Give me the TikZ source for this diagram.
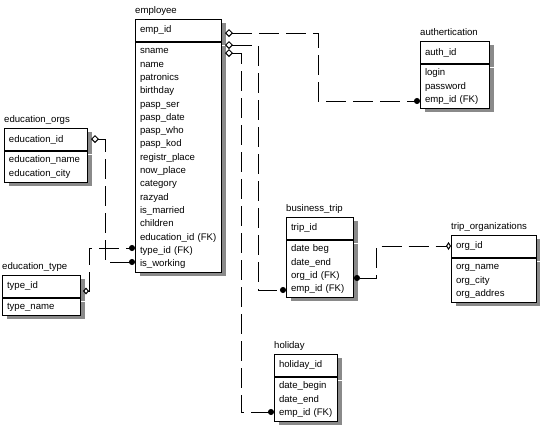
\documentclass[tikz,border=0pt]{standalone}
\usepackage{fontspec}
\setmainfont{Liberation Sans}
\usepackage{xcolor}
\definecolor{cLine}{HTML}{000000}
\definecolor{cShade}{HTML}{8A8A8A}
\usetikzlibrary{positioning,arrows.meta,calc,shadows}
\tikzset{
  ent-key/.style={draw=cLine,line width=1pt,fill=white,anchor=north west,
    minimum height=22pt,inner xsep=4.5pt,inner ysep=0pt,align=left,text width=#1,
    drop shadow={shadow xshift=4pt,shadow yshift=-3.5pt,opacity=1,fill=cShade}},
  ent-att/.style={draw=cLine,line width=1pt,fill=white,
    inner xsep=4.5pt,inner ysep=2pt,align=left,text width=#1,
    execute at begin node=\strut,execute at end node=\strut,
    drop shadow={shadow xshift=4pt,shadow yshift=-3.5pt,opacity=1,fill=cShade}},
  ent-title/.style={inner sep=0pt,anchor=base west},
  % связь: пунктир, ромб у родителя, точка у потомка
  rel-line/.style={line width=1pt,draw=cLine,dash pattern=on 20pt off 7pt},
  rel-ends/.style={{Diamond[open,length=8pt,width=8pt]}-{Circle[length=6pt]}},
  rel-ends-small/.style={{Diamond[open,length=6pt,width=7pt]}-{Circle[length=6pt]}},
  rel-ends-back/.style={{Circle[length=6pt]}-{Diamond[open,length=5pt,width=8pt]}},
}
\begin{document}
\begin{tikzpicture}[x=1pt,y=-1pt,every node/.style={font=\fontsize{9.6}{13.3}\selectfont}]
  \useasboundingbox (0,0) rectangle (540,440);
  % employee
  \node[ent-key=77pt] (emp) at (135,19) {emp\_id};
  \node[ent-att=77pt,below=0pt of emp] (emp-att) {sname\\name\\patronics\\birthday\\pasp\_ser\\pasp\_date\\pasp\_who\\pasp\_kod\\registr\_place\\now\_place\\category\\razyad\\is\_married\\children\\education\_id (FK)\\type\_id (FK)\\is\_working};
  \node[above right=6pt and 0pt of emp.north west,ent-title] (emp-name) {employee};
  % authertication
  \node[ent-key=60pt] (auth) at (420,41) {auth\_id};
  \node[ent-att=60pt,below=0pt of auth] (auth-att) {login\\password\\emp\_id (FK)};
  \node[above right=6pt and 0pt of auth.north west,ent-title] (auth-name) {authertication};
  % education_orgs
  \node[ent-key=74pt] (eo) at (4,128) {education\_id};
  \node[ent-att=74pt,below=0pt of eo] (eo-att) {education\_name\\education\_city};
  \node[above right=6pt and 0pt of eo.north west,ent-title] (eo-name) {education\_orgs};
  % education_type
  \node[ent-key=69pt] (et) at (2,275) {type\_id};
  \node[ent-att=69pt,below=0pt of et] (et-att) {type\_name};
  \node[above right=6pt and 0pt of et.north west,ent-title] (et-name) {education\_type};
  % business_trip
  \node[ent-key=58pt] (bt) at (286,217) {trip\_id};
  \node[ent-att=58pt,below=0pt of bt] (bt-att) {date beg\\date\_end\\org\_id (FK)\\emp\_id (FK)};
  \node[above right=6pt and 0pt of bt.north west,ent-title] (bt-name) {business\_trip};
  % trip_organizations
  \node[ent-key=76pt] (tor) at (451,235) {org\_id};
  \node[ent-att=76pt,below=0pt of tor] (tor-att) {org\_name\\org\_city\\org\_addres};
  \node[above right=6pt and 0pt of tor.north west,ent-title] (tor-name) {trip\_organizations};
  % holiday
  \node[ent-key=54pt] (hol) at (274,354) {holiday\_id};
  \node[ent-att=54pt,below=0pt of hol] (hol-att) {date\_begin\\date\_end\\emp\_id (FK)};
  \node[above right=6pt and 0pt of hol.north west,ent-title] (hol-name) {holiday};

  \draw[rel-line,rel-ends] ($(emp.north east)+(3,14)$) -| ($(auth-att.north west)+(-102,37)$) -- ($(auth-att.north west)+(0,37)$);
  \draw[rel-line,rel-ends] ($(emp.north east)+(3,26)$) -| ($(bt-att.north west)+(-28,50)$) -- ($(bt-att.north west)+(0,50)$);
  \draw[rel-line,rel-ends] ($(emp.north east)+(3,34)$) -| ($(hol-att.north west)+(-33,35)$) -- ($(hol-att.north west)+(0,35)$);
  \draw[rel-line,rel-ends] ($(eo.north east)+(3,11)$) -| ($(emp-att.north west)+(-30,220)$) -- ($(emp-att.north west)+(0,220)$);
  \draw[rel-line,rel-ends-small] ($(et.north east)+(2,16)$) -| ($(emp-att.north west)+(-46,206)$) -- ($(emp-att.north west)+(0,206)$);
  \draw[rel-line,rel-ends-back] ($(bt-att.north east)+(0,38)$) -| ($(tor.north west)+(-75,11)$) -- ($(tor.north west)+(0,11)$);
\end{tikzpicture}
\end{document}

______________________________

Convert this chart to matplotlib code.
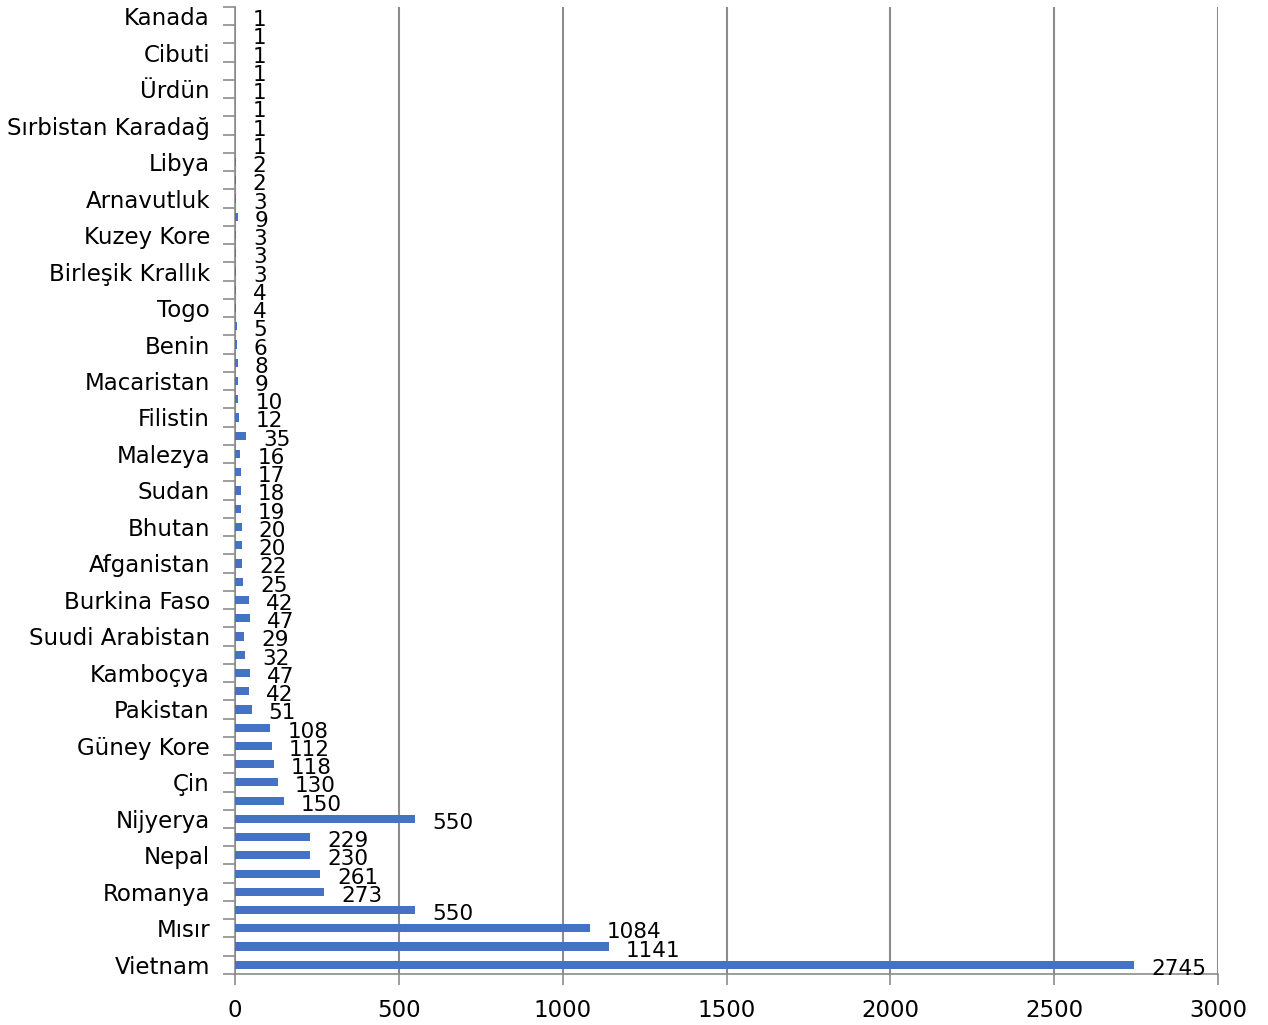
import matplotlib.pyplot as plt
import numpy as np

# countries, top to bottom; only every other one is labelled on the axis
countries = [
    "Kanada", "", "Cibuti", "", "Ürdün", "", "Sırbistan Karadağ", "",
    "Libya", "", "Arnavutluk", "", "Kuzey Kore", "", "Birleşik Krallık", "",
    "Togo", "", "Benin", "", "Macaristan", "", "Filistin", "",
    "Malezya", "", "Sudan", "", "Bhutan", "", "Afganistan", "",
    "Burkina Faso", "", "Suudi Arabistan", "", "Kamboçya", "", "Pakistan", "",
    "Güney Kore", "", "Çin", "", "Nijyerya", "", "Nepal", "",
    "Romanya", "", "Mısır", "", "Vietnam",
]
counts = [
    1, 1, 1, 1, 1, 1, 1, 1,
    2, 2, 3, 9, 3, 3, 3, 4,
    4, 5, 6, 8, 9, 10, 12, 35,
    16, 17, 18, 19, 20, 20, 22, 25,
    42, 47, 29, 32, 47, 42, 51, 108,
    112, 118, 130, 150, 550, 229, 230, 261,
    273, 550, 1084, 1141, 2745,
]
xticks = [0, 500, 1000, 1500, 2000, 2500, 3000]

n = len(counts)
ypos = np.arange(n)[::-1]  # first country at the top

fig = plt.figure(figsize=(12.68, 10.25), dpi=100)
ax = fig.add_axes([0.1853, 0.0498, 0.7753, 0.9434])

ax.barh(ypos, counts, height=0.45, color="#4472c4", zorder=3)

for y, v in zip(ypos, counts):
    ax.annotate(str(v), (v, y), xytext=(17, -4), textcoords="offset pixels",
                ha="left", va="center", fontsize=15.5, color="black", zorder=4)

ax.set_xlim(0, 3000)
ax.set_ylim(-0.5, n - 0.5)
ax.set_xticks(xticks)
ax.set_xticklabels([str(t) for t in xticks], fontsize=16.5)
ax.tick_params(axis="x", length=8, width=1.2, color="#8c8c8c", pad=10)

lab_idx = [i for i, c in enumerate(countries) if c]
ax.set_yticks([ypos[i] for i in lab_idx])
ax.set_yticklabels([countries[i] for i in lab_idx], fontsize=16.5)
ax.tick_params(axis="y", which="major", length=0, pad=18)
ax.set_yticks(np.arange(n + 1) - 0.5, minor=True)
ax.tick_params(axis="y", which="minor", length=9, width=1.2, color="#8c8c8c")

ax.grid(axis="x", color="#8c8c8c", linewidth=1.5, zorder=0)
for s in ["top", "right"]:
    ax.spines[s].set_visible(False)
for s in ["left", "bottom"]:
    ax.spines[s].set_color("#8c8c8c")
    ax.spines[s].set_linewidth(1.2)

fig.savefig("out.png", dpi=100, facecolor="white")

______________________________

:: Problem to work on ::
In the listing above, find the line with "Convert this chart to matplotlib code." and the line with "import numpy as np". Copy both of them and every line between, exactly, but not the pictures.

:: Written answer ::
Convert this chart to matplotlib code.
import matplotlib.pyplot as plt
import numpy as np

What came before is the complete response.